### INSTRUCTION
It is required that all of the data be written out exactly.
○ ○ ○ ○ ○ ○ ○
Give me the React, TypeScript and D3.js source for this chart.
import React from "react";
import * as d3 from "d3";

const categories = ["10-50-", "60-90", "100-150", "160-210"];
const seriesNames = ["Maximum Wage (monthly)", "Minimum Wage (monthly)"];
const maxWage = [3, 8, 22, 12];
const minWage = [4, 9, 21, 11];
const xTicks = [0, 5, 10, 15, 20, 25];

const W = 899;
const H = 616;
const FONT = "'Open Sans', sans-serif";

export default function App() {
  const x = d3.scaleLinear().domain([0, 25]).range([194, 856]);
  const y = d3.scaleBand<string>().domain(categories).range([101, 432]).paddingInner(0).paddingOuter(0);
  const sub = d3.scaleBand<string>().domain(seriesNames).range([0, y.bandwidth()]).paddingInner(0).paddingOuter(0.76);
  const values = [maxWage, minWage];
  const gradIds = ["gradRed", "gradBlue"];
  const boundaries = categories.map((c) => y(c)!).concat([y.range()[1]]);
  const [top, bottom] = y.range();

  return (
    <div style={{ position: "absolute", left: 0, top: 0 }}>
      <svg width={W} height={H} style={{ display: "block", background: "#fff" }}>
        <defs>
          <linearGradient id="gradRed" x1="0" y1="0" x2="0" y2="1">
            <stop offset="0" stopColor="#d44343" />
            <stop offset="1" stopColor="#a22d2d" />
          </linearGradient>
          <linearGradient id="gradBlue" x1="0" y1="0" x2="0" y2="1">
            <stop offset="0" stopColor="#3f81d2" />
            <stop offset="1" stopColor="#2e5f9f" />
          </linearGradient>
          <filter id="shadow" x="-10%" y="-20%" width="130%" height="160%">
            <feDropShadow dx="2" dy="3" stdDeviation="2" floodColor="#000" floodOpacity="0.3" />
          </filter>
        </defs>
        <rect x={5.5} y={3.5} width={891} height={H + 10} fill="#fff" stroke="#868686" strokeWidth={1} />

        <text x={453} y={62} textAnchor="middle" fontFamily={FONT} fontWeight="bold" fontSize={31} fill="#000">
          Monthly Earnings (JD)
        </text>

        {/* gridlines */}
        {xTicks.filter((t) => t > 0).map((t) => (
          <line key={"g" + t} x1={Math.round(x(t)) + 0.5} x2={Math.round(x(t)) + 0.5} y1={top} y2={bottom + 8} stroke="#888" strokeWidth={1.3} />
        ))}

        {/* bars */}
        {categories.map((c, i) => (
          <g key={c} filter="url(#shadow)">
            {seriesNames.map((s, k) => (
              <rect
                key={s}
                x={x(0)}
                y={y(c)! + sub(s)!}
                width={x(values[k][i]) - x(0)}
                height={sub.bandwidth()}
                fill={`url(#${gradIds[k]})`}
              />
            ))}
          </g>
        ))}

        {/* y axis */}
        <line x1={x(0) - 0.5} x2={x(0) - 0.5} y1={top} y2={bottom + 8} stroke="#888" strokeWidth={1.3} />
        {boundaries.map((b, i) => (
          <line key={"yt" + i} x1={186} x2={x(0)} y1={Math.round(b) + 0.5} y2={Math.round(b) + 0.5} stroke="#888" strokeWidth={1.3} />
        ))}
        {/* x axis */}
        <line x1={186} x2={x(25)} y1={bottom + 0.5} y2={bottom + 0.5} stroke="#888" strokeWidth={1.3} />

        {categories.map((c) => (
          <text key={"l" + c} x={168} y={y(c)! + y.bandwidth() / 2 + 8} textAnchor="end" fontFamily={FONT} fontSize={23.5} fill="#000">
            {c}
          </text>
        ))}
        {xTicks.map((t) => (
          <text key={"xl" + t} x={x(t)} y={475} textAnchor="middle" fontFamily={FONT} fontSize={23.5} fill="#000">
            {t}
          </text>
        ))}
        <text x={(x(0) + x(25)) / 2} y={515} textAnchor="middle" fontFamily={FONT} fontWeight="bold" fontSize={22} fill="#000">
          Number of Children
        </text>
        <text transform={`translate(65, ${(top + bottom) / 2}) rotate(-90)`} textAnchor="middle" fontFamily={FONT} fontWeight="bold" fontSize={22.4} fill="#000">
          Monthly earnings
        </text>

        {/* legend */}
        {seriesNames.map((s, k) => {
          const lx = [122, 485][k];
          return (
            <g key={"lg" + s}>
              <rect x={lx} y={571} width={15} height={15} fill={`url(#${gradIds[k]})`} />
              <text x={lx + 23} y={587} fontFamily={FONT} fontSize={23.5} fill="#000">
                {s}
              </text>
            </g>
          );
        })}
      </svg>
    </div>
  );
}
○ ○ ○ ○ ○ ○ ○
### COMPLETED TASK
Give me the React, TypeScript and D3.js source for this chart.
import React from "react";
import * as d3 from "d3";

const categories = ["10-50-", "60-90", "100-150", "160-210"];
const seriesNames = ["Maximum Wage (monthly)", "Minimum Wage (monthly)"];
const maxWage = [3, 8, 22, 12];
const minWage = [4, 9, 21, 11];
const xTicks = [0, 5, 10, 15, 20, 25];

const W = 899;
const H = 616;
const FONT = "'Open Sans', sans-serif";

export default function App() {
  const x = d3.scaleLinear().domain([0, 25]).range([194, 856]);
  const y = d3.scaleBand<string>().domain(categories).range([101, 432]).paddingInner(0).paddingOuter(0);
  const sub = d3.scaleBand<string>().domain(seriesNames).range([0, y.bandwidth()]).paddingInner(0).paddingOuter(0.76);
  const values = [maxWage, minWage];
  const gradIds = ["gradRed", "gradBlue"];
  const boundaries = categories.map((c) => y(c)!).concat([y.range()[1]]);
  const [top, bottom] = y.range();

  return (
    <div style={{ position: "absolute", left: 0, top: 0 }}>
      <svg width={W} height={H} style={{ display: "block", background: "#fff" }}>
        <defs>
          <linearGradient id="gradRed" x1="0" y1="0" x2="0" y2="1">
            <stop offset="0" stopColor="#d44343" />
            <stop offset="1" stopColor="#a22d2d" />
          </linearGradient>
          <linearGradient id="gradBlue" x1="0" y1="0" x2="0" y2="1">
            <stop offset="0" stopColor="#3f81d2" />
            <stop offset="1" stopColor="#2e5f9f" />
          </linearGradient>
          <filter id="shadow" x="-10%" y="-20%" width="130%" height="160%">
            <feDropShadow dx="2" dy="3" stdDeviation="2" floodColor="#000" floodOpacity="0.3" />
          </filter>
        </defs>
        <rect x={5.5} y={3.5} width={891} height={H + 10} fill="#fff" stroke="#868686" strokeWidth={1} />

        <text x={453} y={62} textAnchor="middle" fontFamily={FONT} fontWeight="bold" fontSize={31} fill="#000">
          Monthly Earnings (JD)
        </text>

        {/* gridlines */}
        {xTicks.filter((t) => t > 0).map((t) => (
          <line key={"g" + t} x1={Math.round(x(t)) + 0.5} x2={Math.round(x(t)) + 0.5} y1={top} y2={bottom + 8} stroke="#888" strokeWidth={1.3} />
        ))}

        {/* bars */}
        {categories.map((c, i) => (
          <g key={c} filter="url(#shadow)">
            {seriesNames.map((s, k) => (
              <rect
                key={s}
                x={x(0)}
                y={y(c)! + sub(s)!}
                width={x(values[k][i]) - x(0)}
                height={sub.bandwidth()}
                fill={`url(#${gradIds[k]})`}
              />
            ))}
          </g>
        ))}

        {/* y axis */}
        <line x1={x(0) - 0.5} x2={x(0) - 0.5} y1={top} y2={bottom + 8} stroke="#888" strokeWidth={1.3} />
        {boundaries.map((b, i) => (
          <line key={"yt" + i} x1={186} x2={x(0)} y1={Math.round(b) + 0.5} y2={Math.round(b) + 0.5} stroke="#888" strokeWidth={1.3} />
        ))}
        {/* x axis */}
        <line x1={186} x2={x(25)} y1={bottom + 0.5} y2={bottom + 0.5} stroke="#888" strokeWidth={1.3} />

        {categories.map((c) => (
          <text key={"l" + c} x={168} y={y(c)! + y.bandwidth() / 2 + 8} textAnchor="end" fontFamily={FONT} fontSize={23.5} fill="#000">
            {c}
          </text>
        ))}
        {xTicks.map((t) => (
          <text key={"xl" + t} x={x(t)} y={475} textAnchor="middle" fontFamily={FONT} fontSize={23.5} fill="#000">
            {t}
          </text>
        ))}
        <text x={(x(0) + x(25)) / 2} y={515} textAnchor="middle" fontFamily={FONT} fontWeight="bold" fontSize={22} fill="#000">
          Number of Children
        </text>
        <text transform={`translate(65, ${(top + bottom) / 2}) rotate(-90)`} textAnchor="middle" fontFamily={FONT} fontWeight="bold" fontSize={22.4} fill="#000">
          Monthly earnings
        </text>

        {/* legend */}
        {seriesNames.map((s, k) => {
          const lx = [122, 485][k];
          return (
            <g key={"lg" + s}>
              <rect x={lx} y={571} width={15} height={15} fill={`url(#${gradIds[k]})`} />
              <text x={lx + 23} y={587} fontFamily={FONT} fontSize={23.5} fill="#000">
                {s}
              </text>
            </g>
          );
        })}
      </svg>
    </div>
  );
}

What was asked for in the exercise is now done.